Selection Bias and Voluntary Drug Testing Part II

In August of 2011, a post of mine addressed the policy of drug testing welfare recipients. At that time, much was made of the fact that Florida’s mandatory drug testing policy produced just a 2% failure rate.  From this statistic, Tampa Bay Online concluded:

The initiative may save the state a few dollars anyway, bearing out one of Gov. Rick Scott’s arguments for implementing it. But the low test fail-rate undercuts another of his arguments: that people on welfare are more likely to use drugs.

Irrespective of whether the policy of drug testing welfare recipients makes sense, we just cannot draw these kinds of conclusions from the data.  Indeed, the data suffers from a problem known as “selection bias.”  Simply put, individuals most likely to fail a drug test are not going to take the test.  We just can’t generalize about the entire population of welfare recipients from this severely self-selected sample.

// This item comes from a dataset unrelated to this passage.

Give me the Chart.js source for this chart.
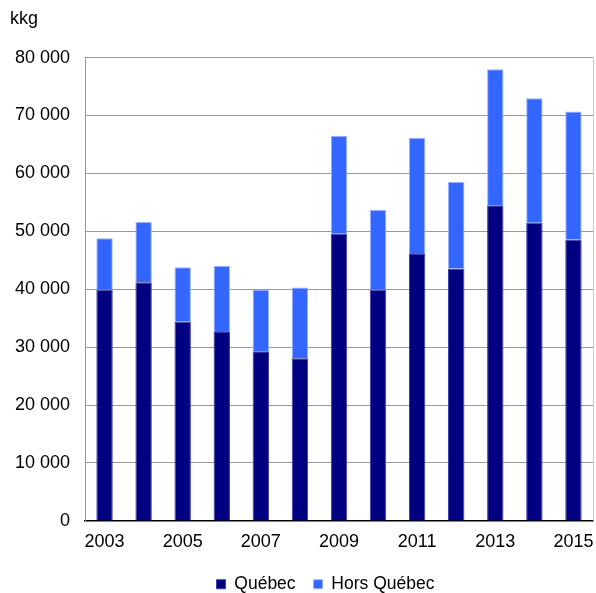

In the current version of this story, Utah has just published it’s version of the same data. Upworthy has the results in a not-so-subtle pie chart.  Here are the findings:

 

 

 

 

 

 

 

 

 

 

 

Yeah.  Wow.  Again, it’s reasonable to conclude that this policy may be “unfair” or a “poor use of taxpayer dollars” given the low rate of positive results.  But unfortunately the author of the post draws the same faulty conclusion as in the Florida case.  For us to conclude that welfare recipients (the population of interest) have a lower incidence of drug use compared to the state, we would need a random sample where every individual in the population has an equal, non-zero chance of being selected.  We don’t have that here.